Interactive and connected kitchen appliances- changing the way we live?
As kitchen technology advances and revolutionary products are being introduced to our homes the way modern families cook is adapting at a rapid pace.
These products have the capability to talk to each other and they can interact with our own personal smart technology - but is it having negative effects on the way we prepare and eat food in our homes?
There has been a large rise in smart kitchen technology over the past three years. A recent innovative entry for consumers was Samsung’s Family Hub Refrigerator, which combines a WiFi enabled touch screen with integrated cameras, enabling groceries to be monitored and ordered whether in the home or remotely through a smart device.

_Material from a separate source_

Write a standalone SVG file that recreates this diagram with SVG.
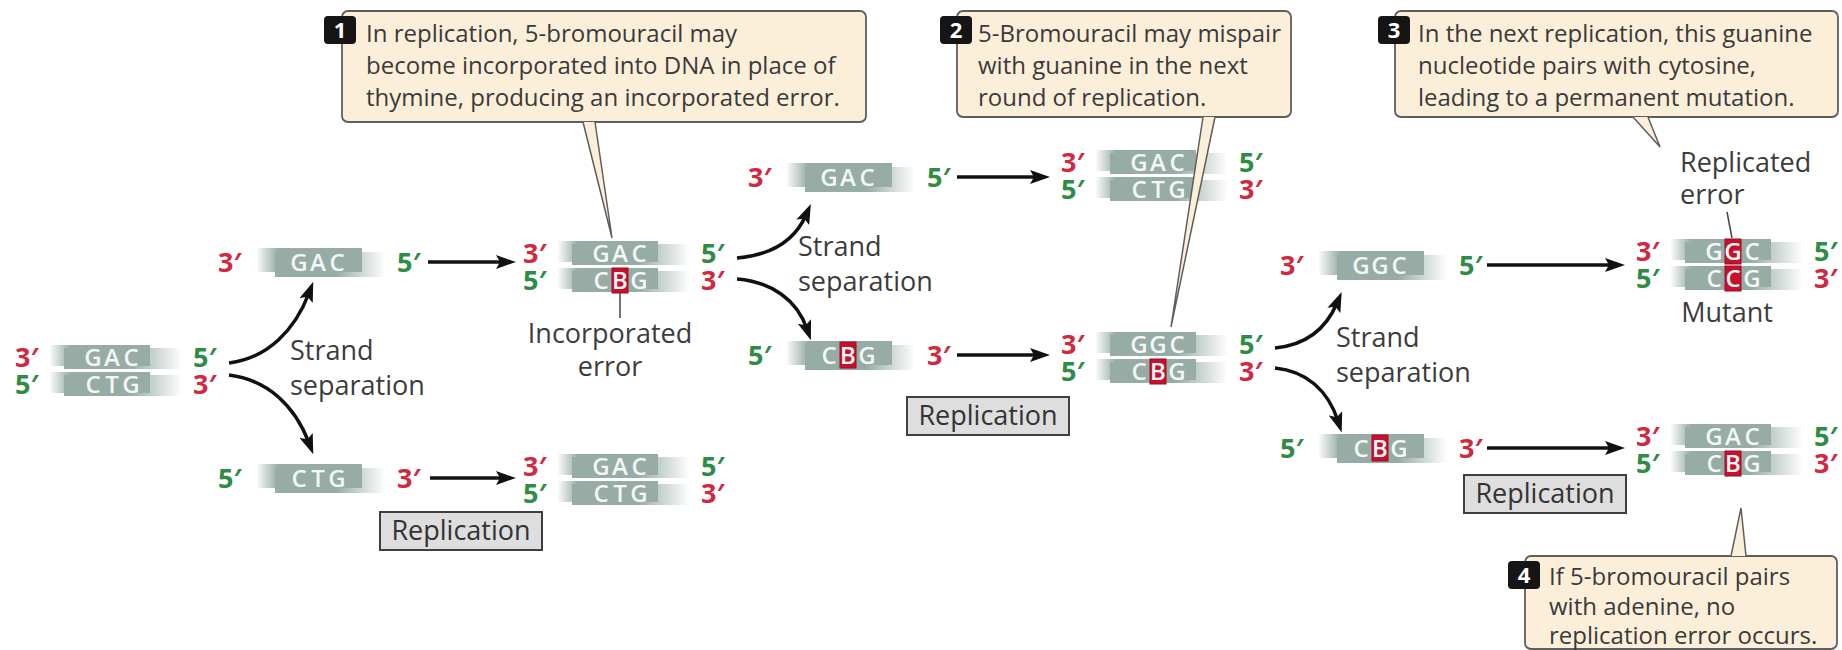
<svg xmlns="http://www.w3.org/2000/svg" xmlns:xlink="http://www.w3.org/1999/xlink" width="1842" height="650" viewBox="0 0 1842 650">
<style>
text { font-family: "Open Sans", "Liberation Sans", sans-serif; }
.lb { font-weight: 700; font-size: 27px; }
.r { fill: #cf2a3f; }
.g { fill: #2f8c45; }
.nt { font-weight: 600; font-size: 24px; fill: #f3f7f5; text-anchor: middle; }
.cap { font-size: 27px; fill: #3c3c3c; }
.note { font-size: 24px; fill: #3a3a3a; }
.box { fill: #fcefd9; stroke: #5e5e5e; stroke-width: 1.8; }
.ptr { fill: #fcefd9; stroke: #5e5e5e; stroke-width: 1.5; }
.bdg { fill: #151515; }
.bn { font-weight: 700; font-size: 22px; fill: #ffffff; text-anchor: middle; }
.rep { fill: #dedede; stroke: #3f3f3f; stroke-width: 2; }
.rept { font-size: 27px; fill: #333333; text-anchor: middle; }
.arr { fill: none; stroke: #111111; stroke-width: 3.5; marker-end: url(#ah); }
.hl { fill: #c8102e; stroke: #9a0d22; stroke-width: 1; }
.ln { stroke: #444444; stroke-width: 1.5; fill: none; }
</style>
<defs>
<linearGradient id="gl" x1="0" y1="0" x2="1" y2="0">
<stop offset="0" stop-color="#96aca5" stop-opacity="0.05"/>
<stop offset="0.2" stop-color="#96aca5"/>
<stop offset="1" stop-color="#96aca5"/>
</linearGradient>
<linearGradient id="gr" x1="0" y1="0" x2="1" y2="0">
<stop offset="0" stop-color="#96aca5"/>
<stop offset="0.55" stop-color="#96aca5"/>
<stop offset="1" stop-color="#96aca5" stop-opacity="0"/>
</linearGradient>
<g id="drow">
<rect x="0" y="-12" width="100" height="21" fill="url(#gl)"/>
<rect x="14" y="-9" width="118" height="21" fill="url(#gr)"/>
</g>
<g id="srow">
<rect x="0" y="-14" width="105" height="24" fill="url(#gl)"/>
<rect x="18" y="-10" width="110" height="25" fill="url(#gr)"/>
</g>
<marker id="ah" viewBox="0 0 20 14" markerWidth="20" markerHeight="14" refX="8" refY="7" orient="auto" markerUnits="userSpaceOnUse">
<path d="M0 0 L20 7 L0 14 L4 7 Z" fill="#111111"/>
</marker>
</defs>
<rect width="1842" height="650" fill="#ffffff"/>

<!-- connectors -->
<g id="connectors">
<path class="arr" d="M229 363 C268 358 295 330 309 293"/>
<path class="arr" d="M229 375 C268 380 295 406 309 443"/>
<path class="arr" d="M428 262 H504"/>
<path class="arr" d="M430 478 H504"/>
<path class="arr" d="M737 258 C772 255 795 240 806 215"/>
<path class="arr" d="M737 279 C772 282 797 300 807 329"/>
<path class="arr" d="M957 177 H1038"/>
<path class="arr" d="M957 355 H1038"/>
<path class="arr" d="M1275 348 C1306 345 1326 329 1337 303"/>
<path class="arr" d="M1275 368 C1306 371 1328 390 1338 421"/>
<path class="arr" d="M1487 265 H1613"/>
<path class="arr" d="M1487 448 H1613"/>
</g>

<g id="sep1"><text class="cap" x="290" y="360">Strand</text><text class="cap" x="290" y="395">separation</text></g>
<g id="sep2"><text class="cap" x="798" y="256">Strand</text><text class="cap" x="798" y="291">separation</text></g>
<g id="sep3"><text class="cap" x="1336" y="347">Strand</text><text class="cap" x="1336" y="382">separation</text></g>

<g id="rep1"><rect class="rep" x="380" y="512" width="162" height="38"/><text class="rept" x="461" y="540">Replication</text></g>
<g id="rep2"><rect class="rep" x="907" y="397" width="162" height="38"/><text class="rept" x="988" y="425">Replication</text></g>
<g id="rep3"><rect class="rep" x="1464" y="475" width="162" height="38"/><text class="rept" x="1545" y="503">Replication</text></g>

<g id="dupA" transform="translate(15,370)">
<use xlink:href="#drow" x="35" y="-13"/><use xlink:href="#drow" x="35" y="14"/>
<text class="lb r" x="0" y="-3">3′</text><text class="lb g" x="0" y="24">5′</text>
<text class="lb g" x="178" y="-3">5′</text><text class="lb r" x="178" y="24">3′</text>
<text class="nt" x="78 97 116" y="-4.5">GAC</text><text class="nt" x="78 97 116" y="22.5">CTG</text>
</g>

<g id="s1" transform="translate(218,262)">
<use xlink:href="#srow" x="39" y="0"/>
<text class="lb r" x="0" y="10">3′</text><text class="lb g" x="179" y="10">5′</text>
<text class="nt" x="81 100 119" y="8.5">GAC</text>
</g>

<g id="s2" transform="translate(218,478)">
<use xlink:href="#srow" x="39" y="0"/>
<text class="lb g" x="0" y="10">5′</text><text class="lb r" x="179" y="10">3′</text>
<text class="nt" x="81 100 119" y="8.5">CTG</text>
</g>

<g id="dupB" transform="translate(523,266)">
<use xlink:href="#drow" x="35" y="-13"/><use xlink:href="#drow" x="35" y="14"/>
<rect class="hl" x="89" y="2" width="16" height="25"/>
<text class="lb r" x="0" y="-3">3′</text><text class="lb g" x="0" y="24">5′</text>
<text class="lb g" x="178" y="-3">5′</text><text class="lb r" x="178" y="24">3′</text>
<text class="nt" x="78 97 116" y="-4.5">GAC</text><text class="nt" x="78 97 116" y="22.5">CBG</text>
</g>

<g id="incErr">
<line class="ln" x1="620" y1="293" x2="620" y2="318"/>
<text class="cap" x="610" y="343" text-anchor="middle">Incorporated</text>
<text class="cap" x="610" y="376" text-anchor="middle">error</text>
</g>

<g id="dupC" transform="translate(523,479)">
<use xlink:href="#drow" x="35" y="-13"/><use xlink:href="#drow" x="35" y="14"/>
<text class="lb r" x="0" y="-3">3′</text><text class="lb g" x="0" y="24">5′</text>
<text class="lb g" x="178" y="-3">5′</text><text class="lb r" x="178" y="24">3′</text>
<text class="nt" x="78 97 116" y="-4.5">GAC</text><text class="nt" x="78 97 116" y="22.5">CTG</text>
</g>

<g id="s3" transform="translate(748,177)">
<use xlink:href="#srow" x="39" y="0"/>
<text class="lb r" x="0" y="10">3′</text><text class="lb g" x="179" y="10">5′</text>
<text class="nt" x="81 100 119" y="8.5">GAC</text>
</g>

<g id="s4" transform="translate(748,355)">
<use xlink:href="#srow" x="39" y="0"/>
<rect class="hl" x="92" y="-13" width="16" height="26"/>
<text class="lb g" x="0" y="10">5′</text><text class="lb r" x="179" y="10">3′</text>
<text class="nt" x="81 100 119" y="8.5">CBG</text>
</g>

<g id="dupD" transform="translate(1061,175)">
<use xlink:href="#drow" x="35" y="-13"/><use xlink:href="#drow" x="35" y="14"/>
<text class="lb r" x="0" y="-3">3′</text><text class="lb g" x="0" y="24">5′</text>
<text class="lb g" x="178" y="-3">5′</text><text class="lb r" x="178" y="24">3′</text>
<text class="nt" x="78 97 116" y="-4.5">GAC</text><text class="nt" x="78 97 116" y="22.5">CTG</text>
</g>

<g id="dupE" transform="translate(1061,357)">
<use xlink:href="#drow" x="35" y="-13"/><use xlink:href="#drow" x="35" y="14"/>
<rect class="hl" x="89" y="2" width="16" height="25"/>
<text class="lb r" x="0" y="-3">3′</text><text class="lb g" x="0" y="24">5′</text>
<text class="lb g" x="178" y="-3">5′</text><text class="lb r" x="178" y="24">3′</text>
<text class="nt" x="78 97 116" y="-4.5">GGC</text><text class="nt" x="78 97 116" y="22.5">CBG</text>
</g>

<g id="s5" transform="translate(1280,265)">
<use xlink:href="#srow" x="39" y="0"/>
<text class="lb r" x="0" y="10">3′</text><text class="lb g" x="179" y="10">5′</text>
<text class="nt" x="81 100 119" y="8.5">GGC</text>
</g>

<g id="s6" transform="translate(1280,448)">
<use xlink:href="#srow" x="39" y="0"/>
<rect class="hl" x="92" y="-13" width="16" height="26"/>
<text class="lb g" x="0" y="10">5′</text><text class="lb r" x="179" y="10">3′</text>
<text class="nt" x="81 100 119" y="8.5">CBG</text>
</g>

<g id="dupF" transform="translate(1636,264)">
<use xlink:href="#drow" x="35" y="-13"/><use xlink:href="#drow" x="35" y="14"/>
<rect class="hl" x="89" y="-25" width="16" height="25"/>
<rect class="hl" x="89" y="2" width="16" height="25"/>
<text class="lb r" x="0" y="-3">3′</text><text class="lb g" x="0" y="24">5′</text>
<text class="lb g" x="178" y="-3">5′</text><text class="lb r" x="178" y="24">3′</text>
<text class="nt" x="78 97 116" y="-4.5">GGC</text><text class="nt" x="78 97 116" y="22.5">CCG</text>
</g>

<g id="repErr">
<text class="cap" x="1680" y="172">Replicated</text>
<text class="cap" x="1680" y="204">error</text>
<line class="ln" x1="1727" y1="212" x2="1732" y2="238"/>
</g>
<g id="mutant"><text class="cap" x="1727" y="322" text-anchor="middle">Mutant</text></g>

<g id="dupG" transform="translate(1636,449)">
<use xlink:href="#drow" x="35" y="-13"/><use xlink:href="#drow" x="35" y="14"/>
<rect class="hl" x="89" y="2" width="16" height="25"/>
<text class="lb r" x="0" y="-3">3′</text><text class="lb g" x="0" y="24">5′</text>
<text class="lb g" x="178" y="-3">5′</text><text class="lb r" x="178" y="24">3′</text>
<text class="nt" x="78 97 116" y="-4.5">GAC</text><text class="nt" x="78 97 116" y="22.5">CBG</text>
</g>

<g id="note1">
<rect class="box" x="342" y="11" width="524" height="111" rx="6"/>
<path class="ptr" d="M583 122 L612 238 L595 122"/>
<rect class="bdg" x="324" y="16" width="32" height="28" rx="4"/>
<text class="bn" x="340" y="38">1</text>
<text class="note" x="366" y="42">In replication, 5-bromouracil may</text>
<text class="note" x="366" y="74">become incorporated into DNA in place of</text>
<text class="note" x="366" y="106">thymine, producing an incorporated error.</text>
</g>

<g id="note2">
<rect class="box" x="957" y="11" width="334" height="106" rx="6"/>
<path class="ptr" d="M1203 117 L1171 327 L1215 117"/>
<rect class="bdg" x="940" y="16" width="32" height="28" rx="4"/>
<text class="bn" x="956" y="38">2</text>
<text class="note" x="978" y="42">5-Bromouracil may mispair</text>
<text class="note" x="978" y="74">with guanine in the next</text>
<text class="note" x="978" y="106">round of replication.</text>
</g>

<g id="note3">
<rect class="box" x="1395" y="11" width="443" height="106" rx="6"/>
<path class="ptr" d="M1633 117 L1660 147 L1648 117"/>
<rect class="bdg" x="1378" y="16" width="32" height="28" rx="4"/>
<text class="bn" x="1394" y="38">3</text>
<text class="note" x="1418" y="42">In the next replication, this guanine</text>
<text class="note" x="1418" y="74">nucleotide pairs with cytosine,</text>
<text class="note" x="1418" y="106">leading to a permanent mutation.</text>
</g>

<g id="note4">
<rect class="box" x="1525" y="556" width="312" height="93" rx="6"/>
<path class="ptr" d="M1731 556 L1741 508 L1746 556"/>
<rect class="bdg" x="1508" y="561" width="32" height="28" rx="4"/>
<text class="bn" x="1524" y="583">4</text>
<text class="note" x="1549" y="585">If 5-bromouracil pairs</text>
<text class="note" x="1549" y="615">with adenine, no</text>
<text class="note" x="1549" y="644">replication error occurs.</text>
</g>
</svg>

Ovens, grills and frying pans have also been made intelligent. These appliances can decide when food is cooked based on weight and density. Couple this with Bluetooth enabled cutlery that helps you lose weight by alerting you if you are eating too quickly, machines that can determine the drink it will produce based on your fingerprint and you are introduced to the future of the culinary world.
Are they beneficial?
This new era of connected kitchens gives control over appliances from smart devices, whether you are in your home, at work or the supermarket. These appliances are able to determine when something it cooked and even clean themselves, taking the hard work away for a generation for whom time is becoming precious.
The average time spent in kitchens has been halved over the last thirty years and advancing technology is enabling this time to decrease even further. The interaction between devices has progressed so far that your Fitbit can activate your coffee maker as soon as it registers that you are awake. Our kitchens are now able to integrate seamlessly with our personal technology making cooking an easy experience for everyone.
With minimal human interaction comes minimal effort. Is our increasing reliance on this technology a good thing? We no longer have the need to think about how our meals are cooked; the need to go out shopping has become redundant and our appliances now give us direction as opposed to us being in control. The question is, how much of this control are we willing to leave in the hands of our appliances?
Smart Ovens - what are they?
Many top-end manufacturers such as Electrolux, Bosch and Whirlpool are now offering pyrolytic and steam oven solutions to make cooking and maintaining ovens an easy experience.
Pyrolysis technology takes away the often laborious process of cleaning an oven and steam ovens can offer healthier cooking options delivering the perfect meal, every time.
Pyrolytic ovens clean themselves by removing the oxygen from within the oven and heating the inside up to 500°C. At this temperature the grease within the oven simply burns off and is reduced to a pile of ash in the bottom, which can be simply wiped away with a damp cloth. Integrated self-locking doors ensure the oven is safe when in use and a cleaning cycle can be completed in as little as 90 minutes.
Steaming uses hot vaporised water to raise food temperature. By eliminating the use of oils the amount of fat is significantly reduced, offering much healthier cooking options. Integrated smart technology lets you know when your chicken is perfectly cooked, ensures food can never be burnt and that it is always cooked to perfection.
Advances in technology will continue to change the way we operate within our homes. We are now able to communicate with our appliances with ease through the use of smart phones, removing the stress and hassle that can accompany cooking.
But not everyone sees cooking as drudgery. For the keen cook perhaps the creative process and attention to detail is important, and no manner of smart technology will impress them.
Although, for those where time is limited, this offers a solution to keep home cooked meals central to busy lifestyles.
It will be interesting to see how far technology in the kitchen can go and whether or not it will be totally embraced by the consumer.